世界平和統一家庭連合(旧統一教会)の被害救済・防止を図る新法について、岸田文雄首相が今国会に提出する考えを表明した。
岸田政権は山際大志郎氏を事実上更迭し、宗教法人法における解散請求手続きに入ろうとし、それで事態の収拾を図るつもりだった。
この手続きは少なくとも3ヶ月程度の時間を要するので、今国会に限れば、政府は手続きを検討中ということで乗り切れる。もし政府が請求をするとしても来年以降であり、その場合、裁判所が実際に解散命令を出すかどうかは別問題だし、それにも時間がかかる。マスコミの追及する話題には、時間のかかる手続き論に持ち込むというのが鉄則なので乗り切れるはずだったが、そう甘くなかった。
方針転換を余儀なくされた岸田政権
与野党で対策法案協議していたが、そちらのほうから火の手が上がった。
政府・与党は消費者契約法の改正を進めようとしていた。改正のポイントは、霊感商法の取消権でその要件の緩和、行使期間の延長(現在は契約締結から5年)だった。これは、前々から政府内で検討されていた既定路線だ。
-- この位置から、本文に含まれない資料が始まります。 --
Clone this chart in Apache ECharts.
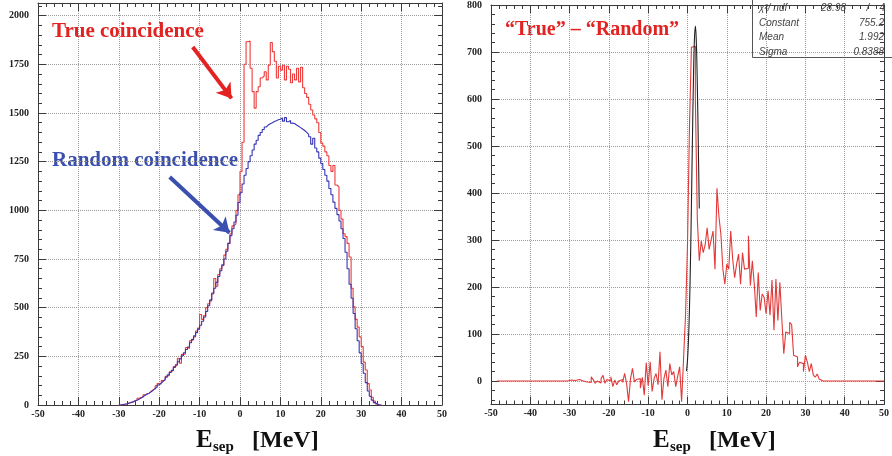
<!DOCTYPE html>
<html><head><meta charset="utf-8">
<script src="https://cdn.jsdelivr.net/npm/echarts@6/dist/echarts.min.js"></script>
<style>html,body{margin:0;padding:0;background:#fff}#c{width:892px;height:456px}</style>
</head><body><div id="c"></div>
<script>
// ---------- data (0.5 MeV bins) ----------
const binWidth = 0.5;
const leftStart = -30;   // lower edge of first bin, left panel
const randomCounts = [
  0,0,2,4,6,9,12,16,20,25,
  30,36,42,50,55,61,68,76,85,92,
  103,112,122,132,143,155,167,178,193,207,
  222,237,253,268,285,298,320,337,355,372,
  390,410,430,452,480,510,540,575,600,630,
  660,690,720,750,790,830,870,905,940,975,
  1040,1090,1135,1180,1215,1250,1280,1310,1340,1360,
  1385,1400,1415,1428,1438,1445,1450,1456,1460,1465,
  1468,1475,1458,1476,1455,1462,1448,1446,1438,1432,
  1425,1418,1410,1400,1390,1378,1340,1370,1320,1300,
  1268,1240,1210,1180,1150,1112,1080,1042,1010,978,
  945,905,855,785,700,620,548,470,392,330,
  268,212,163,115,72,45,25,12,4,0
];
const trueCounts = [
  0,0,1,3,5,10,14,15,22,24,
  35,38,40,52,58,60,70,78,82,98,
  110,108,125,130,148,152,170,178,198,205,
  240,215,260,262,295,290,330,335,350,380,
  395,465,440,460,500,520,535,570,650,610,
  670,700,715,770,800,830,880,920,930,1000,
  1080,1200,1350,1750,1866,1870,1730,1610,1525,1610,
  1635,1680,1690,1712,1670,1746,1862,1815,1766,1680,
  1740,1720,1745,1670,1740,1725,1655,1700,1670,1730,
  1660,1735,1630,1600,1580,1545,1515,1490,1470,1450,
  1400,1345,1330,1300,1280,1230,1200,1230,1130,1120,
  1000,955,880,865,830,760,600,505,440,400,
  350,300,220,180,110,77,40,20,6,0
];
const diffStart = -48.5; // lower edge of first bin, right panel
const diffCounts = [
  0,0,0,0,0,0,0,0,0,0,0,0,0,0,0,0,0,0,0,0,0,0,0,0,0,0,0,0,0,0,0,0,0,0,0,0,0,
  0,2,0,1,-2,3,6,0,-3,-2,
  2,-3,9,3,-5,0,-4,5,12,-5,
  3,0,9,-12,2,-8,0,3,
  -3,16,-5,-44,5,27,-2,3,5,-15,
  8,-30,39,-10,41,-22,5,16,-8,62,
  -40,5,23,-12,37,13,20,-12,10,30,
  -44,48,
  140,290,540,710,712,600,
  345,256,298,273,290,326,280,300,319,238,
  410,350,312,238,206,249,238,319,259,220,
  249,270,206,273,238,240,309,203,256,205,
  136,231,150,185,178,143,192,140,215,108,
  217,129,210,132,58,104,101,125,120,55,
  51,30,40,37,20,55,40,20,37,13,
  8,15,4,0,
  0,0,0,0,0,0,0,0,0,0,0,0,0,0,0,0,0,0,0,0,0,0,0,0,0,0,0,0,0,0
];
const fitE = [-0.25,0,0.25,0.5,0.75,1.0,1.25,1.5,1.75,2.0,2.25,2.5,2.75,3.0];
const fitV = [21,45,87,155,252,375,511,636,724,755,720,629,502,367];
// tick labels
const diffMajorTicks = [0,100,200,300,400,500,600,700,800];
const diffMinorTicks = [-40,-20,0,20,40,60,80,100,120,140,160,180,200,220,240,260,280,300,320,340,360,380,
  400,420,440,460,480,500,520,540,560,580,600,620,640,660,680,700,720,740,760,780,800];
const statsLabels = ['\u03c7\u00b2/ ndf','Constant','Mean','Sigma'];
const statsValues = ['755.2','1.992','0.8388'];
const chiValue = '28.98', ndfValue = '4';

// ---------- helpers ----------
function toSteps(start, w, vals){
  const pts = vals.map((v,i)=>[start + i*w, v]);
  pts.push([start + vals.length*w, vals[vals.length-1]]);
  return pts;
}
const AX = '#3a3a3a';
const LBL = {fontFamily:'Liberation Serif', fontWeight:'bold', fontSize:10, color:'#222'};
const GRIDLINE = {type:'dotted', color:'#9a9a9a', width:1};
function xAx(gi, pos){
  const main = pos === 'bottom';
  return {type:'value', gridIndex:gi, min:-50, max:50, interval:10, position:pos,
    axisLine:{show:true, onZero:false, lineStyle:{color:AX, width:1}},
    axisTick:{show:true, inside:true, length:8, lineStyle:{color:AX}},
    minorTick:{show:true, splitNumber:5, length:4, lineStyle:{color:AX}},
    axisLabel:Object.assign({show:main, margin:4}, LBL),
    splitLine:{show:main, lineStyle:GRIDLINE}};
}
function yAxLeft(pos){
  const main = pos === 'left';
  return {type:'value', gridIndex:0, min:0, max:2065, interval:250, position:pos,
    axisLine:{show:true, onZero:false, lineStyle:{color:AX, width:1}},
    axisTick:{show:true, inside:true, length:8, lineStyle:{color:AX}},
    minorTick:{show:true, splitNumber:5, length:4, lineStyle:{color:AX}},
    axisLabel:Object.assign({show:main, margin:9, showMaxLabel:false,
      formatter:v => (v % 250 === 0 ? String(v) : '')}, LBL),
    splitLine:{show:main, lineStyle:GRIDLINE}};
}
function yAxRight(pos, major){
  const main = pos === 'left' && major;
  return {type:'value', gridIndex:1, min:-50, max:800, interval:50, position:pos,
    axisLine:{show:major, onZero:false, lineStyle:{color:AX, width:1}},
    axisTick:{show:true, inside:true, length:major?8:4, lineStyle:{color:AX},
      customValues: major ? diffMajorTicks : diffMinorTicks},
    minorTick:{show:false},
    axisLabel:Object.assign({show:main, margin:9, customValues:diffMajorTicks}, LBL),
    splitLine:{show:main, lineStyle:GRIDLINE}};
}

const chart = echarts.init(document.getElementById('c'), null, {renderer:'canvas', width:892, height:456});
const option = {
  backgroundColor:'#ffffff',
  animation:false,
  grid:[
    {left:38, top:3, width:404, height:402},
    {left:491, top:4, width:397, height:400.5}
  ],
  xAxis:[ xAx(0,'bottom'), xAx(0,'top'), xAx(1,'bottom'), xAx(1,'top') ],
  yAxis:[
    yAxLeft('left'), yAxLeft('right'),
    yAxRight('left', true), yAxRight('right', true),
    yAxRight('left', false), yAxRight('right', false)
  ],
  series:[
    {type:'line', name:'True coincidence', xAxisIndex:0, yAxisIndex:0, step:'start', showSymbol:false,
      data:toSteps(leftStart, binWidth, trueCounts), lineStyle:{color:'#ee3b3b', width:1.1}, z:3},
    {type:'line', name:'Random coincidence', xAxisIndex:0, yAxisIndex:0, step:'start', showSymbol:false,
      data:toSteps(leftStart, binWidth, randomCounts), lineStyle:{color:'#3535b5', width:1.1}, z:4},
    {type:'lines', coordinateSystem:'cartesian2d', xAxisIndex:0, yAxisIndex:0, z:6,
      symbol:['none','arrow'], symbolSize:14,
      data:[
        {coords:[[-11.7,1839],[-2.1,1575]], lineStyle:{color:'#e32222', width:4, opacity:1}},
        {coords:[[-17.4,1171],[-2.6,885]], lineStyle:{color:'#3b4fae', width:4, opacity:1}}
      ]},
    {type:'line', name:'True - Random', xAxisIndex:2, yAxisIndex:2, step:'start', showSymbol:false,
      data:toSteps(diffStart, binWidth, diffCounts), lineStyle:{color:'#e23a3a', width:1.1}, z:3},
    {type:'line', name:'Gaussian fit', xAxisIndex:2, yAxisIndex:2, smooth:true, showSymbol:false,
      data:fitE.map((e,i)=>[e, fitV[i]]), lineStyle:{color:'#222', width:1.1}, z:4}
  ],
  graphic:[
    {type:'text', left:52, top:21, style:{text:'True coincidence', font:'bold 21px "Liberation Serif"', fill:'#e32222'}},
    {type:'text', left:52, top:150, style:{text:'Random coincidence', font:'bold 21px "Liberation Serif"', fill:'#3b4fae'}},
    {type:'text', left:505, top:20, style:{text:'\u201cTrue\u201d \u2013 \u201cRandom\u201d', font:'bold 20px "Liberation Serif"', fill:'#e32222'}},
    // axis titles
    {type:'text', left:196, top:428, style:{text:'E', font:'bold 25px "Liberation Serif"', fill:'#111'}},
    {type:'text', left:213, top:440, style:{text:'sep', font:'bold 15px "Liberation Serif"', fill:'#111'}},
    {type:'text', left:252, top:429, style:{text:'[MeV]', font:'bold 24px "Liberation Serif"', fill:'#111'}},
    {type:'text', left:653, top:428, style:{text:'E', font:'bold 25px "Liberation Serif"', fill:'#111'}},
    {type:'text', left:670, top:440, style:{text:'sep', font:'bold 15px "Liberation Serif"', fill:'#111'}},
    {type:'text', left:709, top:429, style:{text:'[MeV]', font:'bold 24px "Liberation Serif"', fill:'#111'}},
    // stats box
    {type:'rect', shape:{x:752.5, y:-3, width:145, height:60.5}, style:{fill:'rgba(255,255,255,0)', stroke:'#555', lineWidth:1}, z:10},
    {type:'text', x:759, y:3, style:{text:statsLabels[0], font:'italic 10px "Liberation Sans"', fill:'#444'}, z:11},
    {type:'text', x:759, y:18, style:{text:statsLabels[1], font:'italic 10px "Liberation Sans"', fill:'#444'}, z:11},
    {type:'text', x:759, y:32, style:{text:statsLabels[2], font:'italic 10px "Liberation Sans"', fill:'#444'}, z:11},
    {type:'text', x:759, y:47, style:{text:statsLabels[3], font:'italic 10px "Liberation Sans"', fill:'#444'}, z:11},
    {type:'text', x:846, y:3, style:{text:chiValue, align:'right', font:'italic 10px "Liberation Sans"', fill:'#444'}, z:11},
    {type:'text', x:868, y:3, style:{text:'/', align:'center', font:'italic 10px "Liberation Sans"', fill:'#444'}, z:11},
    {type:'text', x:885, y:3, style:{text:ndfValue, align:'right', font:'italic 10px "Liberation Sans"', fill:'#444'}, z:11},
    {type:'text', x:884, y:18, style:{text:statsValues[0], align:'right', font:'italic 10px "Liberation Sans"', fill:'#444'}, z:11},
    {type:'text', x:884, y:32, style:{text:statsValues[1], align:'right', font:'italic 10px "Liberation Sans"', fill:'#444'}, z:11},
    {type:'text', x:884, y:47, style:{text:statsValues[2], align:'right', font:'italic 10px "Liberation Sans"', fill:'#444'}, z:11}
  ]
};
chart.setOption(option);
</script></body></html>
一方、立憲民主党と日本維新の会は、(1)寄付や物品購入は年収の4分の1を上限とする、(2)マインドコントロール下の高額献金は被害者の家族も取り消し請求できる、(3)不適切な献金の勧誘に罰則を設ける―を盛り込んだ法案を共同提出した。
この野党案に対して、与党の公明党は支持団体である創価学会を配慮し、消極的と報じられた。実際、創価学会への飛び火を公明党はかなり警戒した。そこに世論の批判が集まったこともあり、岸田政権は方針転換を余儀なくされた。